Or Homo Heights as one of my favorite gay friends and former coworkers, Dennis Hills-Cooper, frequently referred to it.
You see, from 1985 to 1990 I toiled for a social service agency at Belmont and Broadway, the heart of Chicago’s gay male community. And much like growing up in south Evanston had a massive social impact on me, that five-year stint was instrumental in forging my far more reasonable brand of liberalism.
And it was a quite fascinating experience in that it wasn’t all that fascinating. The novelty of seeing men walking down the street hand in hand quickly wore off, and with that pairing up exception, it was just like any other neighborhood. There was absolutely nothing flamboyant or in-your-face about it.
But the best part of that five-year experience was, for about eight hours a day, five days a week, I was a minority. Despite the occasional hilarious application of the term “breeders,” an appellation I wore with pride, I never felt the least bit “oppressed.” In fact, that may well have been the best cultural time of my life.
The watching-the-paint-dry western Chicago suburbs don’t even begin to measure up, so I will always enjoy those fond memories of “Boystown,” as it affectionately came to be called.
But now, as the Tribune just noted, Boystown is under siege by minorities who claim to be even more minority than gay white males. And whenever these overly “woke” folks find a good thing that isn’t all about them, they just can’t leave it alone. It’s like a Pitbull’s fundamental drive to dominate, if something offends their delicate sensibilities – and everything always does – they do their damndest to destroy it.
First, it was the rest of the “Alphabet People” as the brilliant Dave Chapelle likes to call them. Apparently, the mere mention of the “exclusionary” term “Boystown” incited the lesbian, transgender, and non-binary residents into running for the cover of their safe spaces.

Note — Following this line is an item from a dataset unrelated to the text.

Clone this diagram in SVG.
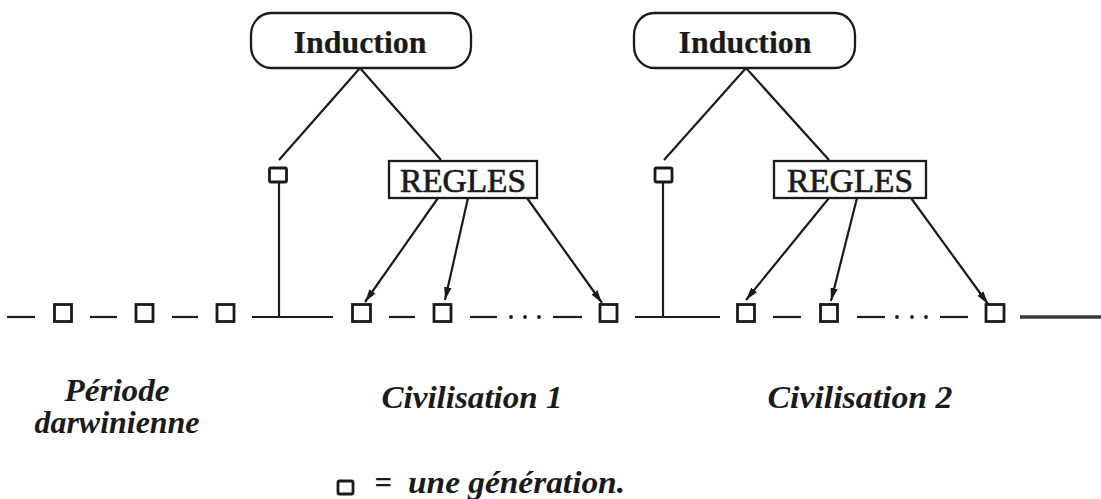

Then, in one of the most bizarrely ironic twists this 4.5-billion-year-old planet has ever thrust upon us, Black Lives Matter descended upon the neighborhood with a “Drag March for Change” protesting racism, transphobia, anti-lesbianism, and wait for it…that female impersonators of color weren’t adequately represented at the local venues.
How many times do I have to tell you that truth is far stranger than fiction?
My advice to BLM would be to stage a march or two in their own communities to fight the particularly pernicious stigma that’s still attached to gay black men, but that’s just me.
So, a non-binary podcaster co-authored a 2020 Change.org petition seeking to have Boystown renamed to “Northalsted,” (Get it? Just one “h!”) and after it amassed a whole 1,500 signatures, the local business group capitulated and removed all of the fabulous Boystown rainbow streetlight banners and replaced them with a far more sedate Northalsted variety.
See! This is exactly the kind of thing that can happen when you take gay white males out of the design equation.
Now, just a scant year after that name change, our intrepid least-you-could-possibly-do podcaster is lamenting that “It seems that nothing has changed – not a thing. It’s a great disappointment.” What? A specious name change that did absolutely nothing to change the perceived underlying dynamic? No! Who knew?
If Chicago leaders had known it was that easy they would’ve swiftly renamed “The Robert Taylor Homes to “The Hamptons!” Problem solved!
Look! Anyone in any group can discriminate or simply be the occasional bleepin’ idiot. It’s all part of the American dream. So, stipulating that no one’s perfect, after five years of being immersed in it firsthand, I can unequivocally say that gay white males are one of the most accepting minority groups on the planet.
To wit, per that great philosopher, Bill Engval, “I’ve decided if it wasn’t for the sex, I could be gay. Hell, then it’s just hangin’ out with your buddies.” And the best part is they generally don’t have insolent and whiny children to muck it all up.
So, how about this!
Just like Columbus Day honors the spirit of exploration, why don’t we honor the fact those brave 80’s gay male pioneers faced down the worst kind of Chicago Police and general bigotry – not to mention an AIDs epidemic – to buy dilapidated buildings, bars, and storefronts and create a vibrant community virtually from scratch.
They didn’t storm expressways, destroy businesses, or assault people during out-of-control protests, they simply changed their world and made it a better place. Those fine folks endured all sorts of crap to build a neighborhood that was, and still is, the envy of so many other Chicago enclaves.
That means they should be revered and not reviled.
Ain’t it funny how these overly-entitled folks who won’t lift a finger – or simply weren’t there – to build something meaningful fervently believe they have an inherent right to all the benefits of that hard work. So, here’s a thought! Instead of bitching and constantly tearing things down, why not contribute to that legacy instead?
Ah! But then it wouldn’t be all about you anymore, would it?
You can change the name to The Willis Tower, Macy’s, DuSable Drive, Native Americans Day or Northalsted, but real Chicagoans will always refer to them as The Sears Tower, Marshall Fields, Lake Shore Drive, Columbus Day and Boystown.
And it will always be Boystown to me. Carry on gentlemen!